[START The data]
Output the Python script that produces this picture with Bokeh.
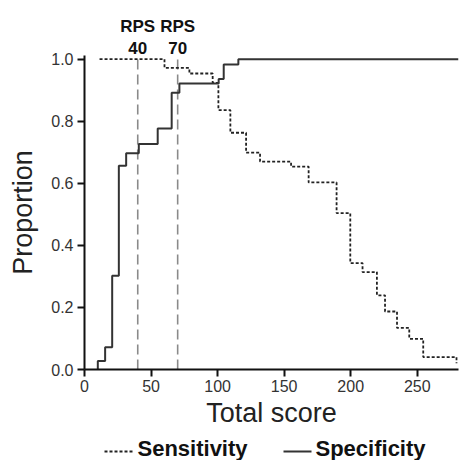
from bokeh.plotting import figure
from bokeh.layouts import column
from bokeh.models import (Range1d, LinearAxis, FixedTicker,
                          PrintfTickFormatter)
from bokeh.core.properties import value
from bokeh.embed import file_html
from bokeh.resources import INLINE

# Sensitivity step curve (step "after": value holds from x[i] to x[i+1])
sens_x = [11.3, 60.1, 78.8, 96.3, 100.6, 109.6, 121.4, 131.9, 155.2, 168.4,
          189.4, 199.7, 208.9, 219.7, 225.8, 234.8, 244.0, 254.5, 279.5]
sens_y = [1.0, 0.972, 0.954, 0.924, 0.836, 0.763, 0.699, 0.670, 0.654, 0.603,
          0.504, 0.343, 0.314, 0.239, 0.187, 0.134, 0.099, 0.040, 0.02]

# Specificity step curve
spec_x = [10.0, 10.0, 15.5, 20.8, 25.8, 31.3, 40.8, 55.0, 65.5, 71.3,
          100.8, 104.6, 115.6, 281.0]
spec_y = [0.0, 0.027, 0.072, 0.302, 0.657, 0.697, 0.727, 0.777, 0.892, 0.922,
          0.936, 0.983, 1.0, 1.0]

# RPS cut-offs
rps_x = [40, 70]
rps_name = "RPS"

x_ticks = [0, 50, 100, 150, 200, 250]
y_ticks = [0.0, 0.2, 0.4, 0.6, 0.8, 1.0]

legend_labels = ["Sensitivity", "Specificity"]

FONT = "Liberation Sans"
W = 459
FRAME_L, FRAME_R = 84, 458

p = figure(width=W, height=430, output_backend="svg", toolbar_location=None,
           x_range=Range1d(0, 281), y_range=Range1d(0, 1.012),
           min_border_left=FRAME_L, min_border_right=W - FRAME_R,
           min_border_top=55, min_border_bottom=60)
p.outline_line_color = None
p.xgrid.visible = False
p.ygrid.visible = False

# RPS dashed lines
p.segment(x0=rps_x, y0=[0] * len(rps_x), x1=rps_x, y1=[1.0] * len(rps_x),
          line_color="#8a8a8a", line_width=1.6, line_dash="10 5")

sens_style = dict(line_color="#222222", line_width=1.8, line_dash="3 2")
spec_style = dict(line_color="#333333", line_width=2)
p.step(sens_x, sens_y, mode="after", **sens_style)
p.step(spec_x, spec_y, mode="after", **spec_style)

for ax in (p.xaxis[0], p.yaxis[0]):
    ax.axis_line_width = 2
    ax.axis_line_color = "#111111"
    ax.major_tick_line_width = 2
    ax.major_tick_line_color = "#111111"
    ax.major_tick_out = 7
    ax.major_tick_in = 0
    ax.minor_tick_out = 0
    ax.minor_tick_in = 0
    ax.major_label_text_font = FONT
    ax.major_label_text_font_size = "16px"
    ax.major_label_text_color = "#333333"
    ax.axis_label_text_font = FONT
    ax.axis_label_text_font_size = "27px"
    ax.axis_label_text_font_style = "normal"
    ax.axis_label_text_color = "#222222"

p.xaxis.ticker = x_ticks
p.yaxis.ticker = y_ticks
p.yaxis.formatter = PrintfTickFormatter(format="%.1f")
p.xaxis.axis_label = "Total score"
p.yaxis.axis_label = "Proportion"
p.xaxis.major_label_standoff = 3
p.yaxis.major_label_standoff = 4
p.xaxis.axis_label_standoff = 3
p.yaxis.axis_label_standoff = 10

# RPS labels as label-only axes above the frame (numbers nearest the frame)
ax_num = LinearAxis(ticker=FixedTicker(ticks=rps_x),
                    major_label_overrides={v: str(v) for v in rps_x})
ax_name = LinearAxis(ticker=FixedTicker(ticks=rps_x),
                     major_label_overrides={v: rps_name for v in rps_x})
for ax, so in ((ax_num, 2), (ax_name, 3)):
    ax.axis_line_color = None
    ax.major_tick_line_color = None
    ax.minor_tick_line_color = None
    ax.major_tick_out = 0
    ax.major_tick_in = 0
    ax.minor_tick_out = 0
    ax.minor_tick_in = 0
    ax.major_label_standoff = so
    ax.major_label_text_font = FONT
    ax.major_label_text_font_style = "bold"
    ax.major_label_text_font_size = "17px"
    ax.major_label_text_color = "#111111"
    p.add_layout(ax, "above")

# Legend strip beneath the chart (coordinates are screen pixels; the
# column aligns this strip's frame with the chart frame)
leg = figure(width=W, height=30, output_backend="svg", toolbar_location=None,
             x_range=Range1d(FRAME_L, FRAME_R), y_range=Range1d(460, 430),
             min_border_left=FRAME_L, min_border_right=W - FRAME_R,
             min_border_top=0, min_border_bottom=0,
             x_axis_type=None, y_axis_type=None)
leg.outline_line_color = None
leg.xgrid.visible = False
leg.ygrid.visible = False
leg.segment(x0=[104], y0=[451], x1=[133], y1=[451], **sens_style)
leg.segment(x0=[283], y0=[451], x1=[311], y1=[451], **spec_style)
leg.text(x=[137, 315], y=[448, 448], text=legend_labels,
         text_font=value(FONT), text_font_style="bold",
         text_font_size="22px", text_color="#111111",
         text_baseline="middle", text_align="left")

layout = column(p, leg, spacing=0)
open("out.html", "w").write(file_html(layout, INLINE))
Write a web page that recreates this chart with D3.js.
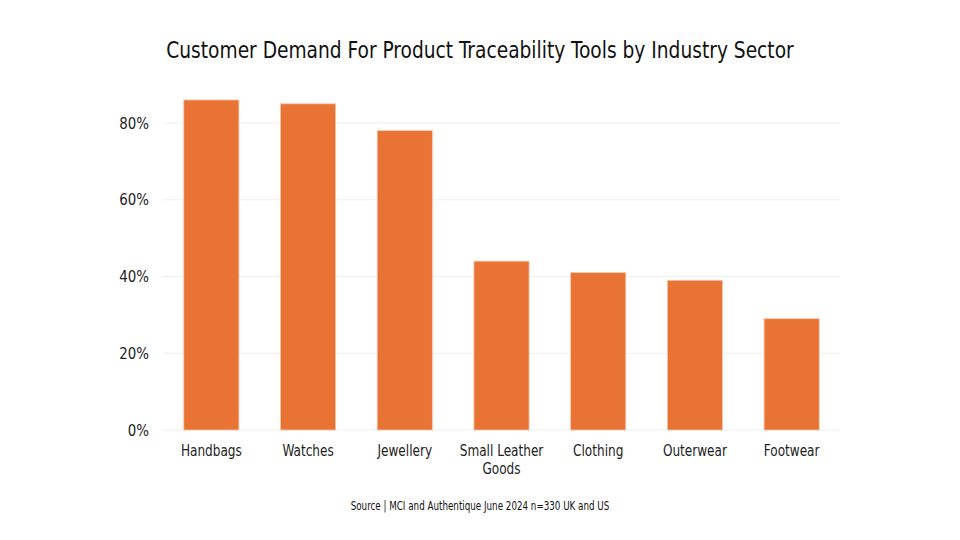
<!DOCTYPE html>
<html><head><meta charset="utf-8">
<script src="https://cdn.jsdelivr.net/npm/d3@7"></script>
<style>
body{margin:0;background:#fff;}
text{font-family:"Liberation Sans Narrow","DejaVu Sans Condensed","Roboto Condensed",sans-serif;font-stretch:condensed;}
</style></head><body>
<svg id="c" width="960" height="540"></svg>
<script>
const categories = ["Handbags","Watches","Jewellery","Small Leather Goods","Clothing","Outerwear","Footwear"];
const values = [0.86,0.85,0.78,0.44,0.41,0.39,0.29];
const yTicks = [0,0.2,0.4,0.6,0.8];
const title = "Customer Demand For Product Traceability Tools by Industry Sector";
const source = "Source | MCI and Authentique June 2024 n=330 UK and US";

const svg = d3.select("#c");
const x = d3.scaleBand().domain(categories).range([163,840]).paddingInner(0.43).paddingOuter(0.215);
const y = d3.scaleLinear().domain([0,0.8]).range([430,123]);

function squeeze(sel, f){
  sel.each(function(){
    const w = this.getComputedTextLength();
    d3.select(this).attr("textLength", w*f).attr("lengthAdjust","spacingAndGlyphs");
  });
}

const tt = svg.append("text").attr("x",480).attr("y",58).attr("text-anchor","middle")
  .style("font-size","23px").attr("fill","#111").text(title);
squeeze(tt, 0.9);

const g = svg.append("g");
g.selectAll("line.grid").data(yTicks).join("line").attr("class","grid")
  .attr("x1",163).attr("x2",840).attr("y1",d=>y(d)).attr("y2",d=>y(d))
  .attr("stroke","#eeeeee").attr("stroke-width",1);

const yl = g.selectAll("text.yl").data(yTicks).join("text").attr("class","yl")
  .attr("x",149).attr("y",d=>y(d)).attr("dy","0.35em").attr("text-anchor","end")
  .style("font-size","16px").attr("fill","#222").text(d=>d3.format(".0%")(d));
squeeze(yl, 0.93);

g.selectAll("rect.bar").data(values).join("rect").attr("class","bar")
  .attr("x",(d,i)=>x(categories[i])).attr("width",x.bandwidth())
  .attr("y",d=>y(d)).attr("height",d=>y(0)-y(d))
  .attr("fill","#E97334").attr("stroke","#f6c6a8").attr("stroke-width",0.8);

const xl = g.selectAll("text.xl").data(categories).join("text").attr("class","xl")
  .attr("x",d=>x(d)+x.bandwidth()/2).attr("y",456).attr("text-anchor","middle")
  .style("font-size","16px").attr("fill","#222");
xl.each(function(d){
  const t = d3.select(this);
  const lines = d==="Small Leather Goods" ? ["Small Leather","Goods"] : [d];
  lines.forEach((l,i)=>t.append("tspan").attr("x",x(d)+x.bandwidth()/2).attr("y",456+i*18).text(l));
});
squeeze(xl.selectAll("tspan"), 0.84);

const st = svg.append("text").attr("x",480).attr("y",510).attr("text-anchor","middle")
  .style("font-size","12px").attr("fill","#111").text(source);
squeeze(st, 0.81);
</script></body></html>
[END The data]
Written instruction:
Reproduce, word for word, every line from the start of the records down to and including the line with "0.936, 0.983, 1.0, 1.0]"; skip the pictures.

Exercise response:
Output the Python script that produces this picture with Bokeh.
from bokeh.plotting import figure
from bokeh.layouts import column
from bokeh.models import (Range1d, LinearAxis, FixedTicker,
                          PrintfTickFormatter)
from bokeh.core.properties import value
from bokeh.embed import file_html
from bokeh.resources import INLINE

# Sensitivity step curve (step "after": value holds from x[i] to x[i+1])
sens_x = [11.3, 60.1, 78.8, 96.3, 100.6, 109.6, 121.4, 131.9, 155.2, 168.4,
          189.4, 199.7, 208.9, 219.7, 225.8, 234.8, 244.0, 254.5, 279.5]
sens_y = [1.0, 0.972, 0.954, 0.924, 0.836, 0.763, 0.699, 0.670, 0.654, 0.603,
          0.504, 0.343, 0.314, 0.239, 0.187, 0.134, 0.099, 0.040, 0.02]

# Specificity step curve
spec_x = [10.0, 10.0, 15.5, 20.8, 25.8, 31.3, 40.8, 55.0, 65.5, 71.3,
          100.8, 104.6, 115.6, 281.0]
spec_y = [0.0, 0.027, 0.072, 0.302, 0.657, 0.697, 0.727, 0.777, 0.892, 0.922,
          0.936, 0.983, 1.0, 1.0]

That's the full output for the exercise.